§ **Task objective**
Exclude images, then output the remaining data verbatim.

§ **Material**
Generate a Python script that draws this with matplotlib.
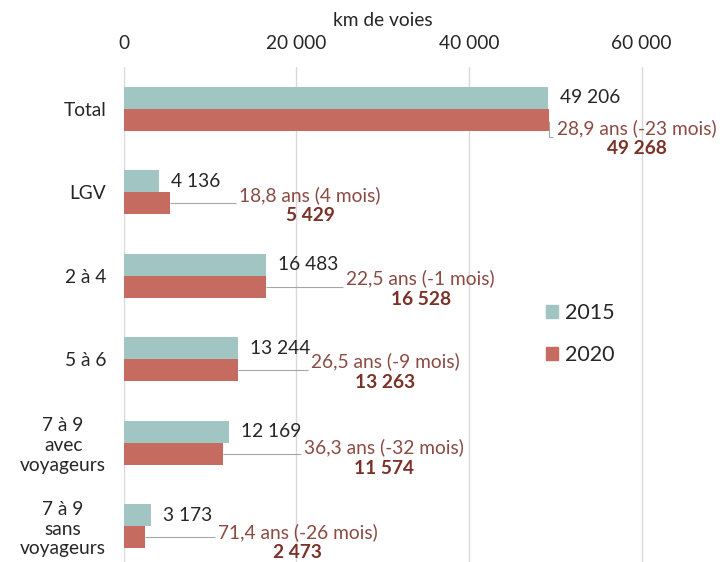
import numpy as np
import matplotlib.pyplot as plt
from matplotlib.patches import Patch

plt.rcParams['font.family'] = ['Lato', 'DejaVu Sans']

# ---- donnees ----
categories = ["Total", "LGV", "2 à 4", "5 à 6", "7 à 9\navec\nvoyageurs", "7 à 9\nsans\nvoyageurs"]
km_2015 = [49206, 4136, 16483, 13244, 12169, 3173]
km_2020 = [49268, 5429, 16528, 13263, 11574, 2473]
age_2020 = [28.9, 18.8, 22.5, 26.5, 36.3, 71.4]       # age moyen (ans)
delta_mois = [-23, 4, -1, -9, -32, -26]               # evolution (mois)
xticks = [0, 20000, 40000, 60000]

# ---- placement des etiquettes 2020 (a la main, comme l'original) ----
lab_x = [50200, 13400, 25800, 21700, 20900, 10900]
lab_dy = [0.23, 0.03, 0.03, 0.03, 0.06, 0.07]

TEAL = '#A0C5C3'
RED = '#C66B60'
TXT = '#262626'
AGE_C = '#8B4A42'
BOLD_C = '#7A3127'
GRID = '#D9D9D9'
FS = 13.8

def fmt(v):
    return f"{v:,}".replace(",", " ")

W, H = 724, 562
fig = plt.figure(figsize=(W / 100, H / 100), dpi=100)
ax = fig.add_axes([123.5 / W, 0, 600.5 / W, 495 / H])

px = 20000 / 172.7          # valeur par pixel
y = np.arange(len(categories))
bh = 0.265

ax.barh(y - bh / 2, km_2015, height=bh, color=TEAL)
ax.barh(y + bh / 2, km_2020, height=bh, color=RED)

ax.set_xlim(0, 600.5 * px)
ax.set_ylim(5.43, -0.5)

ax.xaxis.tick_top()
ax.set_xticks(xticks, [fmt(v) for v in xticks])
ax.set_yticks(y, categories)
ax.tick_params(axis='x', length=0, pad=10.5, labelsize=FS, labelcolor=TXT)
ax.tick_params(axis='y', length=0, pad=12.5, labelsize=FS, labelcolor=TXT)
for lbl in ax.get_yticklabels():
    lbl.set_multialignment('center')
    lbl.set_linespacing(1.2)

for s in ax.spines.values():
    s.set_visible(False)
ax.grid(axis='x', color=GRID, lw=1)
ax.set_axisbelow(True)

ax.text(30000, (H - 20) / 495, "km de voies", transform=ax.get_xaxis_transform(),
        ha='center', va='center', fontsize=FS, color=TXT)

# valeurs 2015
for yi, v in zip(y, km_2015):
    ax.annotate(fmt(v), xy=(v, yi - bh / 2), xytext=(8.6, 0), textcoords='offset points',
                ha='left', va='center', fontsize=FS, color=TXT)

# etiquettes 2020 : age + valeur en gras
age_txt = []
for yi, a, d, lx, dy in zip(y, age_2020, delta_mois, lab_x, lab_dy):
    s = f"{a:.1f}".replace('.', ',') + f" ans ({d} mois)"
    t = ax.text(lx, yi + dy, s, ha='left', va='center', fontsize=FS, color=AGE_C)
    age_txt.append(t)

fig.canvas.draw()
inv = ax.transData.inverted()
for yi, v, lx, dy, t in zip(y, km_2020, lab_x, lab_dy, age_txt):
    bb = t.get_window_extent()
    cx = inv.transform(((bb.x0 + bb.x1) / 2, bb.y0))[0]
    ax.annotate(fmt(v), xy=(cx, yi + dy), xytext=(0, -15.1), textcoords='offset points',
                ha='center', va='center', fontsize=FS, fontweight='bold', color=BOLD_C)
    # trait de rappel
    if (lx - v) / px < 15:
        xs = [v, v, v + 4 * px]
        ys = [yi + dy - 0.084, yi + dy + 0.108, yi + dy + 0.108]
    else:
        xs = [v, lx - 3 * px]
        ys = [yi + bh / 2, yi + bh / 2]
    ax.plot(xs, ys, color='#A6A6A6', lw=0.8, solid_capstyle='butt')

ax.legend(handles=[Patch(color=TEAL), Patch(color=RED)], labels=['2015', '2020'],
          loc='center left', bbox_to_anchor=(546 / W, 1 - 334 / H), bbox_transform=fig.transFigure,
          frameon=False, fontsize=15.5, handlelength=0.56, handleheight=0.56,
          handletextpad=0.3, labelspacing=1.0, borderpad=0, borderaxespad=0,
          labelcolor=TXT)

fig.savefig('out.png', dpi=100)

§ **Result of this task**
Generate a Python script that draws this with matplotlib.
import numpy as np
import matplotlib.pyplot as plt
from matplotlib.patches import Patch

plt.rcParams['font.family'] = ['Lato', 'DejaVu Sans']

# ---- donnees ----
categories = ["Total", "LGV", "2 à 4", "5 à 6", "7 à 9\navec\nvoyageurs", "7 à 9\nsans\nvoyageurs"]
km_2015 = [49206, 4136, 16483, 13244, 12169, 3173]
km_2020 = [49268, 5429, 16528, 13263, 11574, 2473]
age_2020 = [28.9, 18.8, 22.5, 26.5, 36.3, 71.4]       # age moyen (ans)
delta_mois = [-23, 4, -1, -9, -32, -26]               # evolution (mois)
xticks = [0, 20000, 40000, 60000]

# ---- placement des etiquettes 2020 (a la main, comme l'original) ----
lab_x = [50200, 13400, 25800, 21700, 20900, 10900]
lab_dy = [0.23, 0.03, 0.03, 0.03, 0.06, 0.07]

TEAL = '#A0C5C3'
RED = '#C66B60'
TXT = '#262626'
AGE_C = '#8B4A42'
BOLD_C = '#7A3127'
GRID = '#D9D9D9'
FS = 13.8

def fmt(v):
    return f"{v:,}".replace(",", " ")

W, H = 724, 562
fig = plt.figure(figsize=(W / 100, H / 100), dpi=100)
ax = fig.add_axes([123.5 / W, 0, 600.5 / W, 495 / H])

px = 20000 / 172.7          # valeur par pixel
y = np.arange(len(categories))
bh = 0.265

ax.barh(y - bh / 2, km_2015, height=bh, color=TEAL)
ax.barh(y + bh / 2, km_2020, height=bh, color=RED)

ax.set_xlim(0, 600.5 * px)
ax.set_ylim(5.43, -0.5)

ax.xaxis.tick_top()
ax.set_xticks(xticks, [fmt(v) for v in xticks])
ax.set_yticks(y, categories)
ax.tick_params(axis='x', length=0, pad=10.5, labelsize=FS, labelcolor=TXT)
ax.tick_params(axis='y', length=0, pad=12.5, labelsize=FS, labelcolor=TXT)
for lbl in ax.get_yticklabels():
    lbl.set_multialignment('center')
    lbl.set_linespacing(1.2)

for s in ax.spines.values():
    s.set_visible(False)
ax.grid(axis='x', color=GRID, lw=1)
ax.set_axisbelow(True)

ax.text(30000, (H - 20) / 495, "km de voies", transform=ax.get_xaxis_transform(),
        ha='center', va='center', fontsize=FS, color=TXT)

# valeurs 2015
for yi, v in zip(y, km_2015):
    ax.annotate(fmt(v), xy=(v, yi - bh / 2), xytext=(8.6, 0), textcoords='offset points',
                ha='left', va='center', fontsize=FS, color=TXT)

# etiquettes 2020 : age + valeur en gras
age_txt = []
for yi, a, d, lx, dy in zip(y, age_2020, delta_mois, lab_x, lab_dy):
    s = f"{a:.1f}".replace('.', ',') + f" ans ({d} mois)"
    t = ax.text(lx, yi + dy, s, ha='left', va='center', fontsize=FS, color=AGE_C)
    age_txt.append(t)

fig.canvas.draw()
inv = ax.transData.inverted()
for yi, v, lx, dy, t in zip(y, km_2020, lab_x, lab_dy, age_txt):
    bb = t.get_window_extent()
    cx = inv.transform(((bb.x0 + bb.x1) / 2, bb.y0))[0]
    ax.annotate(fmt(v), xy=(cx, yi + dy), xytext=(0, -15.1), textcoords='offset points',
                ha='center', va='center', fontsize=FS, fontweight='bold', color=BOLD_C)
    # trait de rappel
    if (lx - v) / px < 15:
        xs = [v, v, v + 4 * px]
        ys = [yi + dy - 0.084, yi + dy + 0.108, yi + dy + 0.108]
    else:
        xs = [v, lx - 3 * px]
        ys = [yi + bh / 2, yi + bh / 2]
    ax.plot(xs, ys, color='#A6A6A6', lw=0.8, solid_capstyle='butt')

ax.legend(handles=[Patch(color=TEAL), Patch(color=RED)], labels=['2015', '2020'],
          loc='center left', bbox_to_anchor=(546 / W, 1 - 334 / H), bbox_transform=fig.transFigure,
          frameon=False, fontsize=15.5, handlelength=0.56, handleheight=0.56,
          handletextpad=0.3, labelspacing=1.0, borderpad=0, borderaxespad=0,
          labelcolor=TXT)

fig.savefig('out.png', dpi=100)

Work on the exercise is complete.